My father was a young reporter for one of our town’s big dailies, The Houston Post. He was their fair haired boy, hired on due to the quality of his earlier reporting of the Texas City disaster for the Beaumont paper. He was given the plum assignment of traveling to Indonesia with a group of other journalists from around the country to interview a number of Dutch vs. Indonesian officials, including President Sukarno. The issue was Sukarno’s push for independence, the Dutch pushing back and their their effort to seek American support for their side through favorable reporting.

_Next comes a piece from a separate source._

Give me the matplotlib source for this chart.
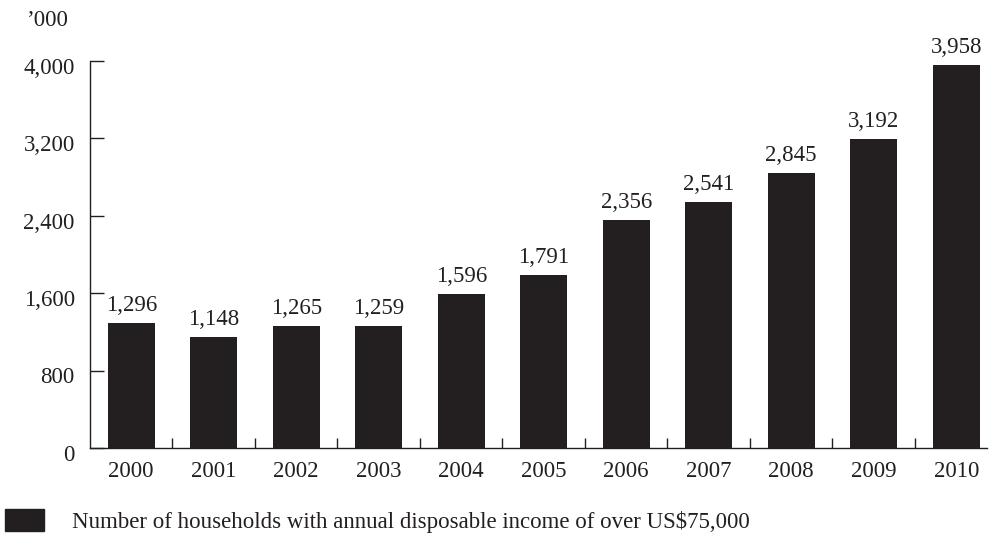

The Dutch lost their colony and my father and his colleagues lost their lives returning home when the charter KLM Constellation crashed on approach to Bombay’s (Mumbai) airport in bad weather. “Lousy Irish Luck…” the big Post headline said. It was July 12, 1949, and my father was 31.

His short life was certainly more interesting than most, including mine, and I’ve often thought of doing the research necessary to write about it with some justice. But it’s a big subject and, like Dylan said, the hour’s getting late. His Indonesian story is one of the long links in our chain of postwar successes and failures that encompassed Soviet and Sino containment policy including, in this particular case, its notorious Domino Theory and my own subsequent experience in Vietnam.

Another noted writer from New Albany, MS
DSCN8454

We were still a long way from Comanche and had to stop two more times to keep from killing ourselves. Those stops were brief and unremarkable. On the morning of our last day, we got the trailer hooked up after breakfast and had a good light check. Dahna walked back up and got in the cab.

“Home James,” she said with a little brush of her hand.